*Provided material:*
:::

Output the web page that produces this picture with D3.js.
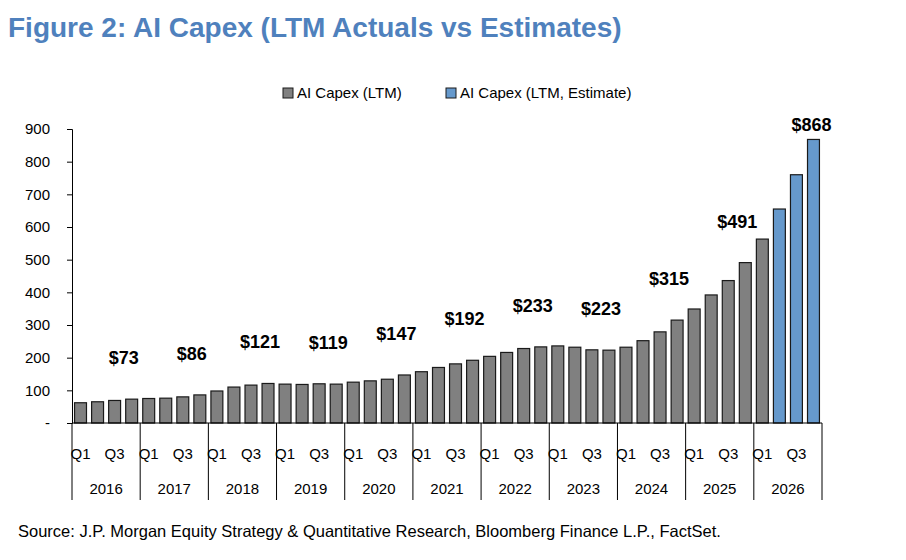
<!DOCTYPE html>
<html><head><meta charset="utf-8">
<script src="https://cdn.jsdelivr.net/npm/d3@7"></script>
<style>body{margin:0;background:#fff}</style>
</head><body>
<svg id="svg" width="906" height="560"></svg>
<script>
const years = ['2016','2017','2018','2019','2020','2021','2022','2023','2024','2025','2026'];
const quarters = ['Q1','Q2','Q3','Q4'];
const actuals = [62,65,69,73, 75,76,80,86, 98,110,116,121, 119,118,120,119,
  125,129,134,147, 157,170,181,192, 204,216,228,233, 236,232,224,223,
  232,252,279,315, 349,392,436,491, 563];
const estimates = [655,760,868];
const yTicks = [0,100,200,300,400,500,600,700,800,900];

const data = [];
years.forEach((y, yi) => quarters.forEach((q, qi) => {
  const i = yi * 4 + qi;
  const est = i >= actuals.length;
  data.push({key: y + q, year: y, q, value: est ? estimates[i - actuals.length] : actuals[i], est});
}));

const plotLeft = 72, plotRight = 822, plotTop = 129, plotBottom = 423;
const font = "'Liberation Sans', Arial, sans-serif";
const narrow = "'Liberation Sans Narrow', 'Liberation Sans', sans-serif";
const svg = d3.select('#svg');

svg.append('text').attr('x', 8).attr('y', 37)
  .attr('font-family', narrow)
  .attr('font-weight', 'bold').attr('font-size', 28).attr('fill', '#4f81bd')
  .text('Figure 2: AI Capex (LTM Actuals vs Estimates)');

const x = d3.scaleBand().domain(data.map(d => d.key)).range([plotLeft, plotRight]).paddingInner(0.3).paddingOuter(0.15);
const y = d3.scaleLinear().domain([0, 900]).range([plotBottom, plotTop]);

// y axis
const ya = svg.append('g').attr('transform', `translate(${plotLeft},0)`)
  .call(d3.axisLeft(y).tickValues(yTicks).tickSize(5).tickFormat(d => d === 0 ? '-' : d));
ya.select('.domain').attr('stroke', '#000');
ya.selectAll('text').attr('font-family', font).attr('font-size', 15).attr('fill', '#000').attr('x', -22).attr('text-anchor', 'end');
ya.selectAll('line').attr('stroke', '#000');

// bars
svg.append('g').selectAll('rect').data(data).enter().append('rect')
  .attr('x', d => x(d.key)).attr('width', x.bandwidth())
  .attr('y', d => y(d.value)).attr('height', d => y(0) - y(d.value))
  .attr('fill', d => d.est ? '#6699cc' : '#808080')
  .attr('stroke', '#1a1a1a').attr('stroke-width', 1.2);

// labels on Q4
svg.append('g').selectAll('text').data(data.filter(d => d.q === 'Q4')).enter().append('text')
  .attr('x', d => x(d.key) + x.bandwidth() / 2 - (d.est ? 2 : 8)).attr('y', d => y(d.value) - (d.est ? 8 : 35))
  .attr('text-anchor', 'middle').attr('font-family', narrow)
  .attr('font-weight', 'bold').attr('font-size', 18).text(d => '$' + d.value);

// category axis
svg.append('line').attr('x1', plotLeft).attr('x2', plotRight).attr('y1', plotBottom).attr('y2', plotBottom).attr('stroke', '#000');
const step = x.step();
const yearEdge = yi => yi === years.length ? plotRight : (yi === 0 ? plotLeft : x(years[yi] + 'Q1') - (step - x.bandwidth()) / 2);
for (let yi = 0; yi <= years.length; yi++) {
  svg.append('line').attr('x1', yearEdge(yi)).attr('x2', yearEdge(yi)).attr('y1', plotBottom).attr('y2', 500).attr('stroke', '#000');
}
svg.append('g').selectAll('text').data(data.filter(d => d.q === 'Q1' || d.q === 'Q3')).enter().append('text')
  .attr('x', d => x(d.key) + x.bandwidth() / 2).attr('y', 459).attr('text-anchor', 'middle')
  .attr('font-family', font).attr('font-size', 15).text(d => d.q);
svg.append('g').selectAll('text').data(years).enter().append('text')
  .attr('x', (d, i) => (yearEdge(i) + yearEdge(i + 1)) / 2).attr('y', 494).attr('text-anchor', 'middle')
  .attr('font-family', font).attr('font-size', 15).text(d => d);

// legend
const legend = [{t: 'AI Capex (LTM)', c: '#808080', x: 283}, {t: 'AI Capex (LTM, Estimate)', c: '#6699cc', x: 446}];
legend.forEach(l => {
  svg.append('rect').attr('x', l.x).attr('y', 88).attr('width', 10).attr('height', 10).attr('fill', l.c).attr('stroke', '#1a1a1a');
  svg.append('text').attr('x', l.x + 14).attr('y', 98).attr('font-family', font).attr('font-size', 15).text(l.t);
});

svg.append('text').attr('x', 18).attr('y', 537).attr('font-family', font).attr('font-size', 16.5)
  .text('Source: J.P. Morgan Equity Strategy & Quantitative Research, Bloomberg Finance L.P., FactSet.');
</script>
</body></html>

:::

*Exercise details:* Using the material above, set down every line exactly, but skip the pictures.

*Answer to this exercise:*
Output the web page that produces this picture with D3.js.
<!DOCTYPE html>
<html><head><meta charset="utf-8">
<script src="https://cdn.jsdelivr.net/npm/d3@7"></script>
<style>body{margin:0;background:#fff}</style>
</head><body>
<svg id="svg" width="906" height="560"></svg>
<script>
const years = ['2016','2017','2018','2019','2020','2021','2022','2023','2024','2025','2026'];
const quarters = ['Q1','Q2','Q3','Q4'];
const actuals = [62,65,69,73, 75,76,80,86, 98,110,116,121, 119,118,120,119,
  125,129,134,147, 157,170,181,192, 204,216,228,233, 236,232,224,223,
  232,252,279,315, 349,392,436,491, 563];
const estimates = [655,760,868];
const yTicks = [0,100,200,300,400,500,600,700,800,900];

const data = [];
years.forEach((y, yi) => quarters.forEach((q, qi) => {
  const i = yi * 4 + qi;
  const est = i >= actuals.length;
  data.push({key: y + q, year: y, q, value: est ? estimates[i - actuals.length] : actuals[i], est});
}));

const plotLeft = 72, plotRight = 822, plotTop = 129, plotBottom = 423;
const font = "'Liberation Sans', Arial, sans-serif";
const narrow = "'Liberation Sans Narrow', 'Liberation Sans', sans-serif";
const svg = d3.select('#svg');

svg.append('text').attr('x', 8).attr('y', 37)
  .attr('font-family', narrow)
  .attr('font-weight', 'bold').attr('font-size', 28).attr('fill', '#4f81bd')
  .text('Figure 2: AI Capex (LTM Actuals vs Estimates)');

const x = d3.scaleBand().domain(data.map(d => d.key)).range([plotLeft, plotRight]).paddingInner(0.3).paddingOuter(0.15);
const y = d3.scaleLinear().domain([0, 900]).range([plotBottom, plotTop]);

// y axis
const ya = svg.append('g').attr('transform', `translate(${plotLeft},0)`)
  .call(d3.axisLeft(y).tickValues(yTicks).tickSize(5).tickFormat(d => d === 0 ? '-' : d));
ya.select('.domain').attr('stroke', '#000');
ya.selectAll('text').attr('font-family', font).attr('font-size', 15).attr('fill', '#000').attr('x', -22).attr('text-anchor', 'end');
ya.selectAll('line').attr('stroke', '#000');

// bars
svg.append('g').selectAll('rect').data(data).enter().append('rect')
  .attr('x', d => x(d.key)).attr('width', x.bandwidth())
  .attr('y', d => y(d.value)).attr('height', d => y(0) - y(d.value))
  .attr('fill', d => d.est ? '#6699cc' : '#808080')
  .attr('stroke', '#1a1a1a').attr('stroke-width', 1.2);

// labels on Q4
svg.append('g').selectAll('text').data(data.filter(d => d.q === 'Q4')).enter().append('text')
  .attr('x', d => x(d.key) + x.bandwidth() / 2 - (d.est ? 2 : 8)).attr('y', d => y(d.value) - (d.est ? 8 : 35))
  .attr('text-anchor', 'middle').attr('font-family', narrow)
  .attr('font-weight', 'bold').attr('font-size', 18).text(d => '$' + d.value);

// category axis
svg.append('line').attr('x1', plotLeft).attr('x2', plotRight).attr('y1', plotBottom).attr('y2', plotBottom).attr('stroke', '#000');
const step = x.step();
const yearEdge = yi => yi === years.length ? plotRight : (yi === 0 ? plotLeft : x(years[yi] + 'Q1') - (step - x.bandwidth()) / 2);
for (let yi = 0; yi <= years.length; yi++) {
  svg.append('line').attr('x1', yearEdge(yi)).attr('x2', yearEdge(yi)).attr('y1', plotBottom).attr('y2', 500).attr('stroke', '#000');
}
svg.append('g').selectAll('text').data(data.filter(d => d.q === 'Q1' || d.q === 'Q3')).enter().append('text')
  .attr('x', d => x(d.key) + x.bandwidth() / 2).attr('y', 459).attr('text-anchor', 'middle')
  .attr('font-family', font).attr('font-size', 15).text(d => d.q);
svg.append('g').selectAll('text').data(years).enter().append('text')
  .attr('x', (d, i) => (yearEdge(i) + yearEdge(i + 1)) / 2).attr('y', 494).attr('text-anchor', 'middle')
  .attr('font-family', font).attr('font-size', 15).text(d => d);

// legend
const legend = [{t: 'AI Capex (LTM)', c: '#808080', x: 283}, {t: 'AI Capex (LTM, Estimate)', c: '#6699cc', x: 446}];
legend.forEach(l => {
  svg.append('rect').attr('x', l.x).attr('y', 88).attr('width', 10).attr('height', 10).attr('fill', l.c).attr('stroke', '#1a1a1a');
  svg.append('text').attr('x', l.x + 14).attr('y', 98).attr('font-family', font).attr('font-size', 15).text(l.t);
});

svg.append('text').attr('x', 18).attr('y', 537).attr('font-family', font).attr('font-size', 16.5)
  .text('Source: J.P. Morgan Equity Strategy & Quantitative Research, Bloomberg Finance L.P., FactSet.');
</script>
</body></html>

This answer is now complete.